ENTRIES:

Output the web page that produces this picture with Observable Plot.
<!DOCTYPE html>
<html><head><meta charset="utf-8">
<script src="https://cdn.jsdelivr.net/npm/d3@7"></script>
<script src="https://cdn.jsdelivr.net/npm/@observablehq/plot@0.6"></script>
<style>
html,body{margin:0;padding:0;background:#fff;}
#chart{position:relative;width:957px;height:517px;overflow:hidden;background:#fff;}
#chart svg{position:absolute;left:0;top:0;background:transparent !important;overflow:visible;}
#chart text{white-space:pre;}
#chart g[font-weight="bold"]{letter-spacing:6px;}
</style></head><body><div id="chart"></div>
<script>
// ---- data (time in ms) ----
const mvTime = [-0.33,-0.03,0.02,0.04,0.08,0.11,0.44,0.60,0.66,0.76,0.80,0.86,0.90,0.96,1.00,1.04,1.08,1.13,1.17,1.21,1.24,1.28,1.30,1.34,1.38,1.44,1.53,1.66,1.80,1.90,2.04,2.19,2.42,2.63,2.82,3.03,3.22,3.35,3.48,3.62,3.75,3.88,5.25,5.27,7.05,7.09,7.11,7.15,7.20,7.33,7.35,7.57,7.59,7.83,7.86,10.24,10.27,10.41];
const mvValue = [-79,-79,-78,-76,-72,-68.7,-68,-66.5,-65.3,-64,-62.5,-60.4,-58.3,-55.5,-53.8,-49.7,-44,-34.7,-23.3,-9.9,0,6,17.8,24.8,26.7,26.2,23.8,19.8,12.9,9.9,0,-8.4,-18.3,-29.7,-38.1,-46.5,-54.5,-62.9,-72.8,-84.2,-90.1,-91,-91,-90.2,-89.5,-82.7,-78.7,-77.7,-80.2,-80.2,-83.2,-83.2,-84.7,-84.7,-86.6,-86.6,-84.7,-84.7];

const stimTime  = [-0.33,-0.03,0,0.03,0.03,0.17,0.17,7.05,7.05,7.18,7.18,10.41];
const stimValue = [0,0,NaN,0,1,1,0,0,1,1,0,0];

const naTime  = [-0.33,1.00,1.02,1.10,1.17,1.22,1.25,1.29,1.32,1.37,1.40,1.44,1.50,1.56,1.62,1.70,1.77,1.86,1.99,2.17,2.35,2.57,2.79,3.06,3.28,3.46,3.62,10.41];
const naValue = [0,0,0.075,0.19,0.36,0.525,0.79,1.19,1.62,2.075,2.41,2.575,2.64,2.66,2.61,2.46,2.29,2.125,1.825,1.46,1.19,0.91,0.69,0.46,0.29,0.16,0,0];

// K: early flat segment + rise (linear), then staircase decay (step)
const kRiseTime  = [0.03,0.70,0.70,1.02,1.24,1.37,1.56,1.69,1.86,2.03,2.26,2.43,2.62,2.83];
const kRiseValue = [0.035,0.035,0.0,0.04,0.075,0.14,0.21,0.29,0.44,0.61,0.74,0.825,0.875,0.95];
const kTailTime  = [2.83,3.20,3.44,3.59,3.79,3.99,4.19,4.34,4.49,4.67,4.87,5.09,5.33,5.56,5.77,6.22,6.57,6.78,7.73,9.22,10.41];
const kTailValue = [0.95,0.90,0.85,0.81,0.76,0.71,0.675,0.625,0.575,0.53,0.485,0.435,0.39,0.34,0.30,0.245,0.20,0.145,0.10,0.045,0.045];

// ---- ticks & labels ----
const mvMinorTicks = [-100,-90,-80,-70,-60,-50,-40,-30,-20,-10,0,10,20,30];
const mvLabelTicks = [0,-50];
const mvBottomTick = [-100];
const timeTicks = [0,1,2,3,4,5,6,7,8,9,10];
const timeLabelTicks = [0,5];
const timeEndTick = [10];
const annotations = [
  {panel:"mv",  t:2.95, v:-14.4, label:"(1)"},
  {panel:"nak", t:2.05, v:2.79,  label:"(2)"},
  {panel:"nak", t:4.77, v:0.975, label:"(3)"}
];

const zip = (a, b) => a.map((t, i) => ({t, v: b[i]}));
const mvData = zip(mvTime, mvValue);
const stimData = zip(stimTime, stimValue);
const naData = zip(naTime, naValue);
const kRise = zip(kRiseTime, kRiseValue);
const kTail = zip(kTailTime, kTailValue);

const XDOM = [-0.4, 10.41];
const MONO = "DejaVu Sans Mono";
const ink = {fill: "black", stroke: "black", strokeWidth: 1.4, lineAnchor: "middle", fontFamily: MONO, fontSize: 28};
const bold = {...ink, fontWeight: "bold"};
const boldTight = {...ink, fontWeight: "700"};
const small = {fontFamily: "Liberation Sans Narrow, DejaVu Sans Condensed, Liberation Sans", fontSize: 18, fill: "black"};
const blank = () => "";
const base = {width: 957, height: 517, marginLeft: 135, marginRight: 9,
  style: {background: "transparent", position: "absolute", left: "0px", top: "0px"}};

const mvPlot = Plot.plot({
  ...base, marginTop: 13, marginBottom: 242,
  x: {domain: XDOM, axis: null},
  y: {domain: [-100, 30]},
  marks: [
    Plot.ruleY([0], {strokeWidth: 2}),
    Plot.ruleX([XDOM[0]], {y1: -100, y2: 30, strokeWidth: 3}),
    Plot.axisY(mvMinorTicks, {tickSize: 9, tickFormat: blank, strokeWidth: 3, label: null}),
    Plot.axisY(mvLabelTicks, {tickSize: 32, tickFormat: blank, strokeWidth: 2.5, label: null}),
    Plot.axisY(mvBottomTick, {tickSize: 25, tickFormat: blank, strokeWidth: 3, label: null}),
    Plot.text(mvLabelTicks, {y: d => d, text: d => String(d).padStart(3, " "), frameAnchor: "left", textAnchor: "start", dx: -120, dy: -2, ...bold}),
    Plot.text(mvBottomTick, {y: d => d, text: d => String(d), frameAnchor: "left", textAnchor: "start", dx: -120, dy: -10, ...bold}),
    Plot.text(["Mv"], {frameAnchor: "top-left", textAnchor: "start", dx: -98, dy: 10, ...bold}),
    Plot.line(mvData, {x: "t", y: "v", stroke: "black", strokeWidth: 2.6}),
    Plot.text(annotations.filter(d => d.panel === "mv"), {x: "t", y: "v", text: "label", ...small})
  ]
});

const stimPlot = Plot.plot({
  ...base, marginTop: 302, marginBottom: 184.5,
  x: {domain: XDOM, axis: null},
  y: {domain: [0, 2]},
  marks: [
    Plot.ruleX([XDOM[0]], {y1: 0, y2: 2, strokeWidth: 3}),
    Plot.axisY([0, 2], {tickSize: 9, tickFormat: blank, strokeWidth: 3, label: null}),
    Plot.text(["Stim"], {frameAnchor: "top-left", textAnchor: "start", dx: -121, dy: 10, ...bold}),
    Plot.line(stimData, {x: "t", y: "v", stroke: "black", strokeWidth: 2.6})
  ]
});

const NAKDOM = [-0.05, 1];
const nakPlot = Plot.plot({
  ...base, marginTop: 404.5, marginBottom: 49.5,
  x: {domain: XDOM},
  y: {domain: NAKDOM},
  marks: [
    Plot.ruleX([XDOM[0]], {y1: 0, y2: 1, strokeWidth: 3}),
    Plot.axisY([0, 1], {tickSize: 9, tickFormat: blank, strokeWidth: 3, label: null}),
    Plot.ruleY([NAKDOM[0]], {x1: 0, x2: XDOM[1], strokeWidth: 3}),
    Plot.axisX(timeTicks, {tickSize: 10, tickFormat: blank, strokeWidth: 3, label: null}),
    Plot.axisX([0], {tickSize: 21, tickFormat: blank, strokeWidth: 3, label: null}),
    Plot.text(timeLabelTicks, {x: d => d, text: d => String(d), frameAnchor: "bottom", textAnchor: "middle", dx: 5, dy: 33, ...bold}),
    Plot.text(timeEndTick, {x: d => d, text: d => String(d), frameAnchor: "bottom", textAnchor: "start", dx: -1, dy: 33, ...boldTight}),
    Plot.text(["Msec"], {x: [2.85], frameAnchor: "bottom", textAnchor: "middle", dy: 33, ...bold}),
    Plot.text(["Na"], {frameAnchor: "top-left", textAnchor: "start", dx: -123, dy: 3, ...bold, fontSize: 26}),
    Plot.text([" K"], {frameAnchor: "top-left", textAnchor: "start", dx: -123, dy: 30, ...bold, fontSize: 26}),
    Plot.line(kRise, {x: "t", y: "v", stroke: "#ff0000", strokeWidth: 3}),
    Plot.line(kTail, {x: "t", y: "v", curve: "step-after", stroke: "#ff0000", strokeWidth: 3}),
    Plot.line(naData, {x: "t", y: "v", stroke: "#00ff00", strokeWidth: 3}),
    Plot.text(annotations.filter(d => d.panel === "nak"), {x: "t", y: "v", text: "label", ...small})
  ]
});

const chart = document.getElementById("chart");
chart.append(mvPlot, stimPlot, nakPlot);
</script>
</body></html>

* * *

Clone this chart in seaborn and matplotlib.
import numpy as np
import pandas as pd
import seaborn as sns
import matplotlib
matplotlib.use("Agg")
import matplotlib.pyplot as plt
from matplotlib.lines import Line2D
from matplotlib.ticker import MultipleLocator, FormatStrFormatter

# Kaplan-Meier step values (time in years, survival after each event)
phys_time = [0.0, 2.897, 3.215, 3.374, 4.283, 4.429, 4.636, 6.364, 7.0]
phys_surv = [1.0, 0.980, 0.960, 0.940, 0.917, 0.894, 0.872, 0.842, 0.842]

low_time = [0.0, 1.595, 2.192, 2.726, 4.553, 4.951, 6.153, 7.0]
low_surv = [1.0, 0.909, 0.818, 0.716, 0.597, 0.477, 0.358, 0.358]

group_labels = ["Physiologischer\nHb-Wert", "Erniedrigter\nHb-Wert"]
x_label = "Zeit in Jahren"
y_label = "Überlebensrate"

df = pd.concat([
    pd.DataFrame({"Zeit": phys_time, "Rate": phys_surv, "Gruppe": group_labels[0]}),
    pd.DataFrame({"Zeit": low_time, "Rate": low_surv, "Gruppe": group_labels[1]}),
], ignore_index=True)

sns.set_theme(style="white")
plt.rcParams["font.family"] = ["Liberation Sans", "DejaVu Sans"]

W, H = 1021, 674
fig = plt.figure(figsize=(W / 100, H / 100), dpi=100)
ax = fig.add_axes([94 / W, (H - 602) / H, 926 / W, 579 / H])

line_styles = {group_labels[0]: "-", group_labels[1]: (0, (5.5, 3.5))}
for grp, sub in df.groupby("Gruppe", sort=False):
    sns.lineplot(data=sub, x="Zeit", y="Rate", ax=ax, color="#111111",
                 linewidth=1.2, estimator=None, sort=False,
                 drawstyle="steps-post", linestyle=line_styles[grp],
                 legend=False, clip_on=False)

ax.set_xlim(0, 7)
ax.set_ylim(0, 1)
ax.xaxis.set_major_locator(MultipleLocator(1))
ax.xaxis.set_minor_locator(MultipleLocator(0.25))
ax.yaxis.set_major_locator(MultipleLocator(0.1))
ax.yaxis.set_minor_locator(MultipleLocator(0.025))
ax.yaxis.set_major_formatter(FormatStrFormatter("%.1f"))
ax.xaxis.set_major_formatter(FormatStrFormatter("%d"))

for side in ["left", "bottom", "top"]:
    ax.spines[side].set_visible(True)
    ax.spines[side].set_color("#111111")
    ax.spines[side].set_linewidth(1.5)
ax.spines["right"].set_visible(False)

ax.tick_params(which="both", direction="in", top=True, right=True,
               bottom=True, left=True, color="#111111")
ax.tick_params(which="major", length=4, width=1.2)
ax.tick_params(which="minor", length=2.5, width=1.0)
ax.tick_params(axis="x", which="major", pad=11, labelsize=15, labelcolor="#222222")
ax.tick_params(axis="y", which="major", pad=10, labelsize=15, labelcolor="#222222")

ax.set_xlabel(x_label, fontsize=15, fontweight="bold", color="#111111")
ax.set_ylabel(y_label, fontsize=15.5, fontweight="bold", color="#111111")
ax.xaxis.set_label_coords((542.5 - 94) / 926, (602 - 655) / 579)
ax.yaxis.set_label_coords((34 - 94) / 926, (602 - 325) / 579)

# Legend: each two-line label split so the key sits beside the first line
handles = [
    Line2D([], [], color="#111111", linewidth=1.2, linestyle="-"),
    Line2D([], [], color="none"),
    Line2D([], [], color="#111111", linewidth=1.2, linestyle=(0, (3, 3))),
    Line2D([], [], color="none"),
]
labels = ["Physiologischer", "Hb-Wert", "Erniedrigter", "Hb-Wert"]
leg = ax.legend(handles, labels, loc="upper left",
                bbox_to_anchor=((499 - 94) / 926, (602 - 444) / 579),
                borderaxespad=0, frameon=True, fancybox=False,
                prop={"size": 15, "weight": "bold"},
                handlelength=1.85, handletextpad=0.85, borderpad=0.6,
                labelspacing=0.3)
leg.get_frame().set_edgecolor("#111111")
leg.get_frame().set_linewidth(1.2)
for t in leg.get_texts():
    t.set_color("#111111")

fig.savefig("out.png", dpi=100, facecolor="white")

...

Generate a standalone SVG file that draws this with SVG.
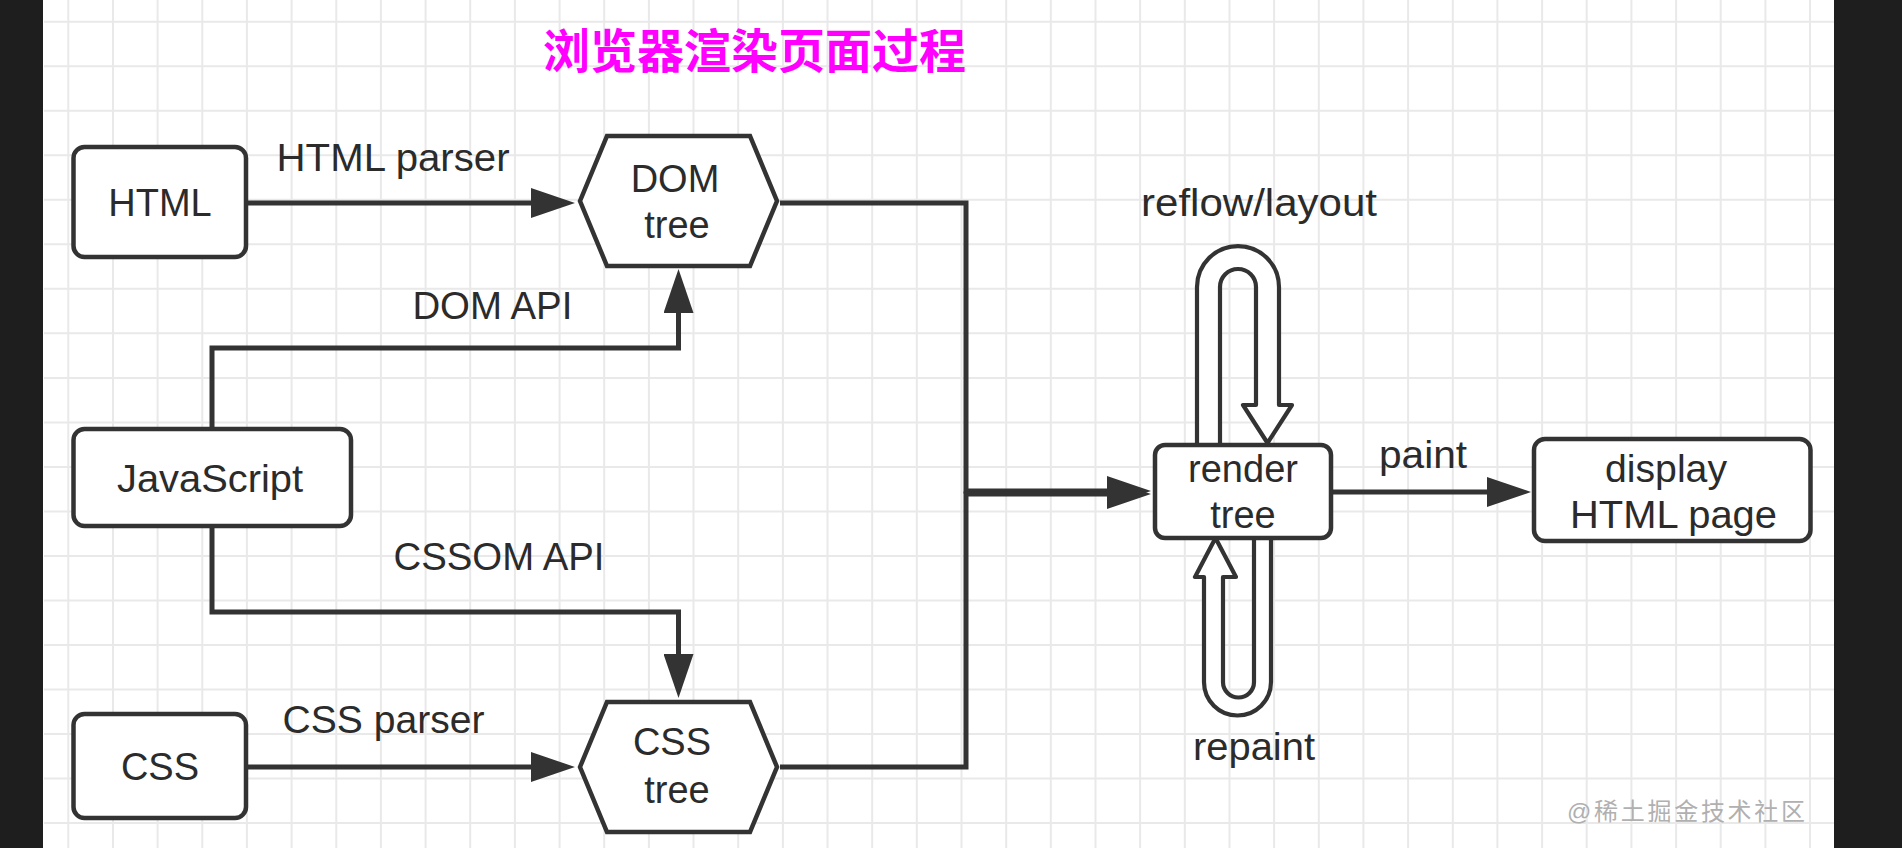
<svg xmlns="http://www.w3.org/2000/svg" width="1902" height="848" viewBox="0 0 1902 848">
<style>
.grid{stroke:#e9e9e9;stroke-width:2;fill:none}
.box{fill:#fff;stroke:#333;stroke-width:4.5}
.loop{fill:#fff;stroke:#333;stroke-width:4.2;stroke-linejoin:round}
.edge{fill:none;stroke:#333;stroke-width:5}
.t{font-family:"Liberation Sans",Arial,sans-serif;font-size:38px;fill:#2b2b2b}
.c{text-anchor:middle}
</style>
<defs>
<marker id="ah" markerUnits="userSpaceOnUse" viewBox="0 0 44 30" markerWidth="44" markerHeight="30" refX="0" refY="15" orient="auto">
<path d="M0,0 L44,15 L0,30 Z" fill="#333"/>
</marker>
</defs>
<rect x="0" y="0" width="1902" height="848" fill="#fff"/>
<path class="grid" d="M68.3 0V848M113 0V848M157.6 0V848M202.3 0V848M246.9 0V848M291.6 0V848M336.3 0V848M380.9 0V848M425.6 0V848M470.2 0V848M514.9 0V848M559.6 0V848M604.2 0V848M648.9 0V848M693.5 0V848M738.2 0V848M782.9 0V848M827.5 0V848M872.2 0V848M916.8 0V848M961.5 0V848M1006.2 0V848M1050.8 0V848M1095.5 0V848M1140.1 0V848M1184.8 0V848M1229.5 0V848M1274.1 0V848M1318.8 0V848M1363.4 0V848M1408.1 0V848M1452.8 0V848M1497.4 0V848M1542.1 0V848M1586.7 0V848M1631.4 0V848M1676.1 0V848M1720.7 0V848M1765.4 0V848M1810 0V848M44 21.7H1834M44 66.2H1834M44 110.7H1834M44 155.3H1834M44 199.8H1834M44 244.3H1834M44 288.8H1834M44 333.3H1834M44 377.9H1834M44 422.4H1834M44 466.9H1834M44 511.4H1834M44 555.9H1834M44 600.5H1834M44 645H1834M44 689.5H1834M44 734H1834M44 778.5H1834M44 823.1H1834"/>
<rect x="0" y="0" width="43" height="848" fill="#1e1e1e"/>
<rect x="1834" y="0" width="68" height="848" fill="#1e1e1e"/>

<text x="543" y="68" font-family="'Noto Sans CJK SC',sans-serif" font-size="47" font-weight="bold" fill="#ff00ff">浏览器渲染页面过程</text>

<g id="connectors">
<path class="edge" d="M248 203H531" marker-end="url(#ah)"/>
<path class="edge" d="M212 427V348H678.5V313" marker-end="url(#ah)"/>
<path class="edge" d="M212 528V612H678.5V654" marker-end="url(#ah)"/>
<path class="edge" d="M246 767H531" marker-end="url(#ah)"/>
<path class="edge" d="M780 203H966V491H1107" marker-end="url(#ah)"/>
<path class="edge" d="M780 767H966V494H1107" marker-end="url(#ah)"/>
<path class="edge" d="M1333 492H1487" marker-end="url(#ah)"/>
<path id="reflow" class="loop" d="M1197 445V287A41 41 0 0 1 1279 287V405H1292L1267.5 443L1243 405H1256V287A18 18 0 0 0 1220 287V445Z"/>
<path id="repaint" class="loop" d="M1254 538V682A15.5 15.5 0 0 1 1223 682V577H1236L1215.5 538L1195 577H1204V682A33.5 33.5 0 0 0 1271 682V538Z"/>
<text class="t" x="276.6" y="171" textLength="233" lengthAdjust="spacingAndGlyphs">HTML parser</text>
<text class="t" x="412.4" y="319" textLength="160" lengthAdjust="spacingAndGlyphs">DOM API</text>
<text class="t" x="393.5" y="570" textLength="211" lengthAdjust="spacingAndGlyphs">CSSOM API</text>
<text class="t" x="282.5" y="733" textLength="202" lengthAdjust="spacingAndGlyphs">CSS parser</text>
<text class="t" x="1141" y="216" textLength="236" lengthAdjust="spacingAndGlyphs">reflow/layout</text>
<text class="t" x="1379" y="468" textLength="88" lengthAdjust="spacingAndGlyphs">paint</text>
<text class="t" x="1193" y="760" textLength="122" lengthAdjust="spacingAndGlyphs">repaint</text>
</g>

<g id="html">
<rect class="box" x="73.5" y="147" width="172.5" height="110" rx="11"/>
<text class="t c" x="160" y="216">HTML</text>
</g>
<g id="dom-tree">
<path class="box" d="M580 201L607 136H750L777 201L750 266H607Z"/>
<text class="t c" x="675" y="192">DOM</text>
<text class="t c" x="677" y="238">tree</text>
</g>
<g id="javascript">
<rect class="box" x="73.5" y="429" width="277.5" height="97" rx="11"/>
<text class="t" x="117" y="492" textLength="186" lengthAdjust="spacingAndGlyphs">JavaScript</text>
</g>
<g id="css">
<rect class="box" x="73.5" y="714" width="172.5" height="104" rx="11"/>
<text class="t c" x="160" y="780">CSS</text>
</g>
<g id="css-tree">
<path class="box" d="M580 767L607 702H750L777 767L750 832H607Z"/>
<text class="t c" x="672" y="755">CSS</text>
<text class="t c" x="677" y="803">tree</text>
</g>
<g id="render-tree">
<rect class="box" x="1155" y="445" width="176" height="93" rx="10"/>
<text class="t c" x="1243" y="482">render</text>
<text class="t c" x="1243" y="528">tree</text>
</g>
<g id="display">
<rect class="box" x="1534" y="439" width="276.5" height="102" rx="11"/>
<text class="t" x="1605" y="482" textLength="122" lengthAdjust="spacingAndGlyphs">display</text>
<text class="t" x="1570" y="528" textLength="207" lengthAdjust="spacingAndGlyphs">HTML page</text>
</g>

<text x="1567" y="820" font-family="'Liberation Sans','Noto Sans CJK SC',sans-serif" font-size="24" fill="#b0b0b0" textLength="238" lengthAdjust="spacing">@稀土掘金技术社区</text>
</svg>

TASK: In the listing above, locate the line containing "Clone this chart in seaborn and matplotlib." and the line containing "0.872, 0.842, 0.842]". Extract those two lines and every line between them, exactly as written, and only those.

ANSWER IN FULL:
Clone this chart in seaborn and matplotlib.
import numpy as np
import pandas as pd
import seaborn as sns
import matplotlib
matplotlib.use("Agg")
import matplotlib.pyplot as plt
from matplotlib.lines import Line2D
from matplotlib.ticker import MultipleLocator, FormatStrFormatter

# Kaplan-Meier step values (time in years, survival after each event)
phys_time = [0.0, 2.897, 3.215, 3.374, 4.283, 4.429, 4.636, 6.364, 7.0]
phys_surv = [1.0, 0.980, 0.960, 0.940, 0.917, 0.894, 0.872, 0.842, 0.842]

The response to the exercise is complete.